Key Facts
- •RAKIA obtained judgments against Mr. Azima for fraud and conspiracy, partly based on documents obtained through the hacking of Mr. Azima's emails.
- •Mr. Azima appealed, alleging RAKIA's fraudulent procurement of the judgments.
- •The Court of Appeal upheld the judgments against Mr. Azima but remitted the hacking counterclaim for retrial.
- •Mr. Azima sought to bring a 'set-aside counterclaim' alleging RAKIA procured the original judgments by fraud, based on new evidence.
- •The Additional Defendants (Mr. Gerrard, Dechert, and Mr. Buchanan) appealed the judge's decision to allow the set-aside counterclaim.
Legal Principles
A decision on whether an action is an abuse of process is an evaluative assessment, not a discretionary one. The Court of Appeal will only interfere if the judge considered irrelevant factors, ignored relevant factors, applied a wrong principle, reached a decision not properly open to them, or made a plainly wrong decision.
Harbour Castle Limited v David Wilson Homes Ltd [2019] EWCA Civ 505 at [6] and [7]
Principles for setting aside a judgment for fraud: (1) conscious and deliberate dishonesty; (2) materiality (the fresh evidence would have entirely changed the first court's approach); (3) (an elaboration of 2) the dishonesty must be causative of the impugned judgment.
Royal Bank of Scotland plc v Highland Financial Partners LP [2013] EWCA Civ 328; [2013] 1 CLC 596 (as approved in Takhar)
In actions to set aside a judgment for fraud, there is a tension between the 'fraud principle' (fraud unravels all) and the 'finality principle' (there must be an end to litigation).

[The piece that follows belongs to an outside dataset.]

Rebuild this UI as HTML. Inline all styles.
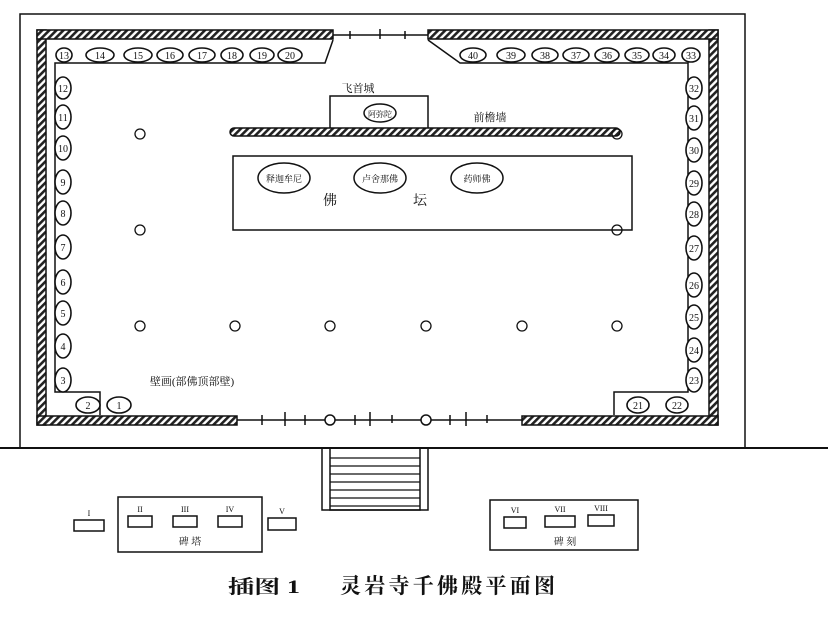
<!DOCTYPE html>
<html><head><meta charset="utf-8"><style>
body{margin:0;background:#fff}
svg{display:block}
text{font-family:"Liberation Serif","Noto Serif CJK SC",serif;fill:#111}
</style></head><body>
<svg width="828" height="621" viewBox="0 0 828 621">
<defs>
<pattern id="h" width="5" height="5" patternUnits="userSpaceOnUse" patternTransform="rotate(45)">
<rect width="5" height="5" fill="#fff"/><rect width="2.6" height="5" fill="#222"/></pattern>
</defs>
<g stroke="#111" fill="none" stroke-width="1.5">
<polyline points="20,448 20,14 745,14 745,448"/>
<line x1="0" y1="448" x2="828" y2="448" stroke-width="2"/>
<rect x="37" y="30" width="9" height="395" fill="url(#h)"/>
<rect x="709" y="30" width="9" height="395" fill="url(#h)"/>
<rect x="37" y="30" width="296" height="9" fill="url(#h)"/>
<rect x="428" y="30" width="290" height="9" fill="url(#h)"/>
<rect x="37" y="416" width="200" height="9" fill="url(#h)"/>
<rect x="522" y="416" width="196" height="9" fill="url(#h)"/>
<line x1="333" y1="35" x2="428" y2="35"/>
<line x1="237" y1="420" x2="522" y2="420"/>
<path d="M350 31v8M380 29v10M405 31v8M262 415v10M285 412v14M305 415v10M355 415v10M370 412v14M392 415v8M450 415v10M466 412v14M487 415v8"/>
<circle cx="330" cy="420" r="5" fill="#fff"/><circle cx="426" cy="420" r="5" fill="#fff"/>
<polyline points="333,40 325,63 55,63 55,392 100,392 100,415"/>
<polyline points="428,40 460,63 688,63 688,392 614,392 614,415"/>
<rect x="330" y="96" width="98" height="33"/>
<rect x="230" y="128" width="390" height="8" rx="4" fill="url(#h)"/>
<rect x="233" y="156" width="399" height="74"/>
<ellipse cx="380" cy="113" rx="16" ry="9"/>
<ellipse cx="284" cy="178" rx="26" ry="15"/>
<ellipse cx="380" cy="178" rx="26" ry="15"/>
<ellipse cx="477" cy="178" rx="26" ry="15"/>
<g stroke-width="1.3">
<circle cx="140" cy="134" r="5"/><circle cx="617" cy="134" r="5"/>
<circle cx="140" cy="230" r="5"/><circle cx="617" cy="230" r="5"/>
<circle cx="140" cy="326" r="5"/><circle cx="235" cy="326" r="5"/><circle cx="330" cy="326" r="5"/>
<circle cx="426" cy="326" r="5"/><circle cx="522" cy="326" r="5"/><circle cx="617" cy="326" r="5"/>
</g>
<rect x="322" y="448" width="106" height="62"/>
<rect x="330" y="448" width="90" height="62"/>
<path d="M330 458h90M330 466h90M330 474h90M330 482h90M330 490h90M330 498h90M330 506h90" stroke-width="1.2"/>
<rect x="74" y="520" width="30" height="11"/>
<rect x="118" y="497" width="144" height="55"/>
<rect x="128" y="516" width="24" height="11"/><rect x="173" y="516" width="24" height="11"/><rect x="218" y="516" width="24" height="11"/>
<rect x="268" y="518" width="28" height="12"/>
<rect x="490" y="500" width="148" height="50"/>
<rect x="504" y="517" width="22" height="11"/><rect x="545" y="516" width="30" height="11"/><rect x="588" y="515" width="26" height="11"/>
</g>
<g font-size="10" text-anchor="middle" stroke="#111" stroke-width="1.6">
<g fill="#fff">
<ellipse cx="64" cy="55" rx="8" ry="7"/><ellipse cx="100" cy="55" rx="14" ry="7"/><ellipse cx="138" cy="55" rx="14" ry="7"/><ellipse cx="170" cy="55" rx="13" ry="7"/><ellipse cx="202" cy="55" rx="13" ry="7"/><ellipse cx="232" cy="55" rx="11" ry="7"/><ellipse cx="262" cy="55" rx="12" ry="7"/><ellipse cx="290" cy="55" rx="12" ry="7"/>
<ellipse cx="473" cy="55" rx="13" ry="7"/><ellipse cx="511" cy="55" rx="14" ry="7"/><ellipse cx="545" cy="55" rx="13" ry="7"/><ellipse cx="576" cy="55" rx="13" ry="7"/><ellipse cx="607" cy="55" rx="12" ry="7"/><ellipse cx="637" cy="55" rx="12" ry="7"/><ellipse cx="664" cy="55" rx="11" ry="7"/><ellipse cx="691" cy="55" rx="9" ry="7"/>
<ellipse cx="63" cy="88" rx="8" ry="11"/><ellipse cx="63" cy="117" rx="8" ry="12"/><ellipse cx="63" cy="148" rx="8" ry="12"/><ellipse cx="63" cy="182" rx="8" ry="12"/><ellipse cx="63" cy="213" rx="8" ry="12"/><ellipse cx="63" cy="247" rx="8" ry="12"/><ellipse cx="63" cy="282" rx="8" ry="12"/><ellipse cx="63" cy="313" rx="8" ry="12"/><ellipse cx="63" cy="346" rx="8" ry="12"/><ellipse cx="63" cy="380" rx="8" ry="12"/>
<ellipse cx="694" cy="88" rx="8" ry="11"/><ellipse cx="694" cy="118" rx="8" ry="12"/><ellipse cx="694" cy="150" rx="8" ry="12"/><ellipse cx="694" cy="183" rx="8" ry="12"/><ellipse cx="694" cy="214" rx="8" ry="12"/><ellipse cx="694" cy="248" rx="8" ry="12"/><ellipse cx="694" cy="285" rx="8" ry="12"/><ellipse cx="694" cy="317" rx="8" ry="12"/><ellipse cx="694" cy="350" rx="8" ry="12"/><ellipse cx="694" cy="380" rx="8" ry="12"/>
<ellipse cx="88" cy="405" rx="12" ry="8"/><ellipse cx="119" cy="405" rx="12" ry="8"/><ellipse cx="638" cy="405" rx="11" ry="8"/><ellipse cx="677" cy="405" rx="11" ry="8"/>
</g>
</g>
<g font-size="10" text-anchor="middle" font-family="Liberation Sans,sans-serif">
<text x="64" y="59">13</text><text x="100" y="59">14</text><text x="138" y="59">15</text><text x="170" y="59">16</text><text x="202" y="59">17</text><text x="232" y="59">18</text><text x="262" y="59">19</text><text x="290" y="59">20</text>
<text x="473" y="59">40</text><text x="511" y="59">39</text><text x="545" y="59">38</text><text x="576" y="59">37</text><text x="607" y="59">36</text><text x="637" y="59">35</text><text x="664" y="59">34</text><text x="691" y="59">33</text>
<text x="63" y="92">12</text><text x="63" y="121">11</text><text x="63" y="152">10</text><text x="63" y="186">9</text><text x="63" y="217">8</text><text x="63" y="251">7</text><text x="63" y="286">6</text><text x="63" y="317">5</text><text x="63" y="350">4</text><text x="63" y="384">3</text>
<text x="694" y="92">32</text><text x="694" y="122">31</text><text x="694" y="154">30</text><text x="694" y="187">29</text><text x="694" y="218">28</text><text x="694" y="252">27</text><text x="694" y="289">26</text><text x="694" y="321">25</text><text x="694" y="354">24</text><text x="694" y="384">23</text>
<text x="88" y="409">2</text><text x="119" y="409">1</text><text x="638" y="409">21</text><text x="677" y="409">22</text>
</g>
<g font-size="11" text-anchor="middle" font-family="Liberation Sans,'Noto Sans CJK SC',sans-serif">
<text x="358" y="92">飞首城</text>
<text x="380" y="117" font-size="8">阿弥陀</text>
<text x="490" y="121">前檐墙</text>
<text x="284" y="182" font-size="9">释迦牟尼</text>
<text x="380" y="182" font-size="9">卢舍那佛</text>
<text x="477" y="182" font-size="9">药师佛</text>
<text x="330" y="205" font-size="14">佛</text><text x="420" y="205" font-size="14">坛</text>
<text x="192" y="385">壁画(部佛顶部壁)</text>
<text x="89" y="516" font-size="8">I</text>
<text x="140" y="512" font-size="8">II</text><text x="185" y="512" font-size="8">III</text><text x="230" y="512" font-size="8">IV</text><text x="282" y="514" font-size="8">V</text>
<text x="515" y="513" font-size="8">VI</text><text x="560" y="512" font-size="8">VII</text><text x="601" y="511" font-size="8">VIII</text>
<text x="190" y="545" font-size="10">碑  塔</text>
<text x="565" y="545" font-size="10">碑  刻</text>
</g>
<text x="228" y="593" font-size="19" font-weight="bold" textLength="72" lengthAdjust="spacingAndGlyphs">插图 1</text>
<text x="340" y="593" font-size="21" font-weight="bold" textLength="215" lengthAdjust="spacing">灵岩寺千佛殿平面图</text>
</svg>
</body></html>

Takhar v Gracefield Developments Ltd [2019] UKSC 13; [2020] AC 450
Abuse of process involves a broad, merits-based judgment considering public and private interests, focusing on whether a party is misusing court processes.
Johnson v Gore Wood [2002] 2 AC 1 at 31
If parties to later proceedings were not parties or privies to earlier proceedings, re-litigating issues is an abuse only if manifestly unfair or it would bring the administration of justice into disrepute.
Secretary of State for Trade and Industry v Bairstow [2003] EWCA Civ 321; [2004] Ch 1 at [38]
Outcomes
The appeal was dismissed.
The judge correctly found a real prospect that Mr. Azima could satisfy both the fraud and materiality conditions for setting aside the judgment, and the Court of Appeal did not intend to absolutely bar such a claim based on new, material evidence.